Thèse de doctorat en Langues et littératures italiennes
Sous la direction de Matteo Residori.
Thèses en préparation à Paris 3 en cotutelle avec l'Ecole normale superieure de pise , dans le cadre de École doctorale Europe latine et Amérique latine (Paris ; 1992-....) , en partenariat avec Les Cultures de l'Europe méditerranéenne occidentale (Paris) (laboratoire) depuis le 15-11-2018 .
Gravitas et levitas. Aux origines de la subjectivité poétique entre Le Tasse et Leopardi
En opposition (mais aussi en dette) avec la tradition platonicienne et chrétienne, une pensée sur l’alliance entre poésie et vérité a été développée au fil des siècles dans la littérature occidentale, engendrée par la conviction que les phénomènes de la vie intérieure ont un « poids » analogue à celui du corps physique et que les mots ont la possibilité se charger de ce poids, si on parvient à les « alourdir » de connaissance. Il s’agit de l’histoire « humaniste » de la gravité et de la légèreté, qui révèle ce que pendant des siècles les poètes, plus que d’autres, ont considéré un art à apprendre et à transmettre : créer des textes « graves » et significatifs, avec lesquels soutenir le « lourd » esprit de l’homme et l’initier aux difficiles mouvements d’une pensées libre et autonome. De même que le cercle herméneutique, la création poétique a été interprétée à l’instar d’un cercle continuel qui va de la « gravité » de l’expérience et du savoir vers l’aiguisement de l’esprit et la « légèreté » des images mentales, avant de revenir au point de départ. Dans ce processus, c’est le poème qui prend forme, mais aussi la subjectivité du poète et celle de son lecteur. S’inscrivant dans la méthode de la sémantique historique, l’étude vise à retracer l’histoire de la gravité et de la légèreté dans la culture littéraire italienne, au cours de la période qui va du XVIe siècle au début du XIXe siècle. Au cœur de cette histoire se détachent deux figures majeures de la poésie italienne : Le Tasse et Leopardi. Le premier vécut durant l’expansion culturelle de la gravité, idée qui influença profondément son imaginaire et sa pensée, tandis que le second, qui ne croyait plus à la nécessité que la poésie incarne une vérité spéculative, s’engagea dans son œuvre pour redonner de la valeur à la légèreté du chant poétique, trop longtemps soumis à la « pesanteur » de l’esprit rationnel.

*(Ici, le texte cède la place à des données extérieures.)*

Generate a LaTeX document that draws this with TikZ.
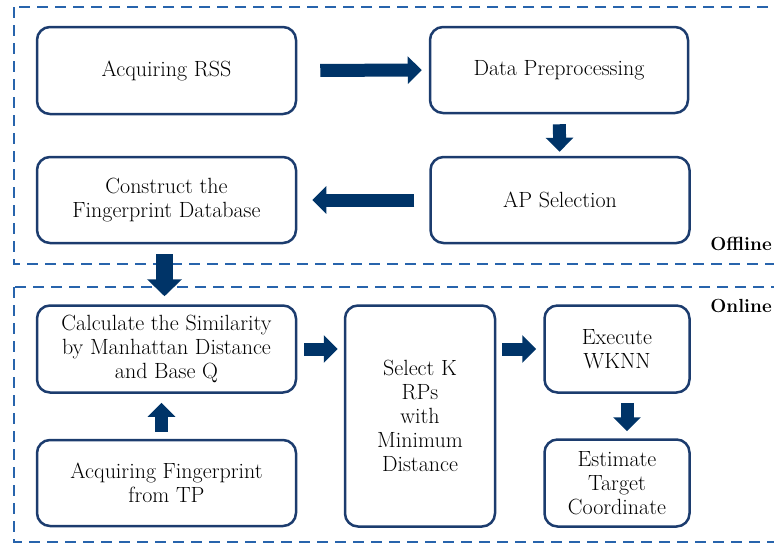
\documentclass[tikz,border=0pt]{standalone}
\usetikzlibrary{arrows.meta}
\definecolor{navy}{RGB}{0,52,104}
\definecolor{boxline}{RGB}{28,60,110}
\definecolor{dashblue}{RGB}{40,100,172}
\tikzset{
  box/.style={draw=boxline,line width=2.5pt,rounded corners=13pt,align=center,
    font=\fontsize{22}{24}\selectfont,inner sep=2pt},
  fat/.style={draw=navy,line width=13pt,-{Triangle[length=14pt,width=27pt]}},
  fatter/.style={draw=navy,line width=17pt,-{Triangle[length=17pt,width=34pt]}},
  region/.style={draw=dashblue,line width=2.5pt,dash pattern=on 11pt off 7pt},
  tag/.style={font=\fontsize{19}{21}\selectfont\bfseries,inner sep=0pt}
}
\begin{document}
\begin{tikzpicture}[x=1pt,y=-1pt]
   \useasboundingbox (0,0) rectangle (774,544);
   \clip (0,0) rectangle (774,544);
   \draw[region] (14,7) rectangle (800,264);
   \draw[region] (14,287) rectangle (800,542);
   \node[tag,anchor=base east] (off) at (772,250) {Offline};
   \node[tag,anchor=base east] (on) at (772,312) {Online};
   % offline part
   \node[box,minimum width=259pt,minimum height=87pt] (rss) at (166.5,70.5) {Acquiring RSS};
   \node[box,minimum width=258pt,minimum height=86pt] (prep) at (559,70) {Data Preprocessing};
   \node[box,minimum width=259pt,minimum height=86pt] (apsel) at (560,200) {AP Selection};
   \node[box,minimum width=259pt,minimum height=86pt] (db) at (166.5,200) {Construct the\\Fingerprint Database};
   % online part
   \node[box,minimum width=259pt,minimum height=87pt] (calc) at (166.5,349) {Calculate the Similarity\\by Manhattan Distance\\and Base Q};
   \node[box,minimum width=259pt,minimum height=86pt] (acqfp) at (166.5,483) {Acquiring Fingerprint\\from TP};
   \node[box,minimum width=150pt,minimum height=221pt] (sel) at (420,416) {Select K\\RPs\\with\\Minimum\\Distance};
   \node[box,minimum width=145pt,minimum height=87pt] (wknn) at (617,349) {Execute\\WKNN};
   \node[box,minimum width=145pt,minimum height=87pt] (est) at (617,483) {Estimate\\Target\\Coordinate};
   \draw[fat,shorten <=23pt,shorten >=7pt] (rss) -- (prep);
   \draw[fat,shorten <=10pt,shorten >=4pt] (prep) -- (apsel);
   \draw[fat,shorten <=15pt,shorten >=15pt] (apsel) -- (db);
   \draw[fatter,shorten <=10pt,shorten >=8pt] ([xshift=-2pt]db.south) -- ([xshift=-2pt]calc.north);
   \draw[fat,shorten <=7pt,shorten >=6pt] (calc) -- (calc -| sel.west);
   \draw[fat,shorten <=6pt,shorten >=7pt] (sel.east |- wknn) -- (wknn);
   \draw[fat,shorten <=9pt,shorten >=7pt] ([xshift=10pt]wknn.south) -- ([xshift=10pt]est.north);
   \draw[fat,shorten <=7pt,shorten >=9pt] ([xshift=-5pt]acqfp.north) -- ([xshift=-5pt]calc.south);
\end{tikzpicture}
\end{document}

In contrast to Platonic and Christian tradition, a way of thinking has emerged over the centuries in Western literature, nourished by the conviction that the mind has weight, like the body, and that words embody this process, if they are made “heavier” by an author through his knowledge, thoughts and emotions. Like the hermeneutic circle, which has neither beginning nor end, the poet’s work has been interpreted as a continuous circle that goes from gravity of the experience to lightness of poems and the other way round. During this process not only does the poem take shape, but also the subjectivity of the writer and that of his readers. Delving into the history of gravity and lightness allows to better understand how for centuries poets, more than others, have considered an art to be learned and transmitted, namely writing “weighty” texts in order to set the “heavy” mind in movement and educate it. This study aims to retrace the history of gravity and lightness in Italian culture from the last decades of the sixteenth century to the early nineteenth century. Two great poets stand out as a part of this history: Torquato Tasso and Leopardi. The idea of gravity was prevalent within Italian literary culture during the sixteenth century and Tasso’s reflection on art was often moulded by it, whereas Leopardi meant through his works to restore value to lightness of the physical existence, which had been dominated by the “weight” of rational mind for too long.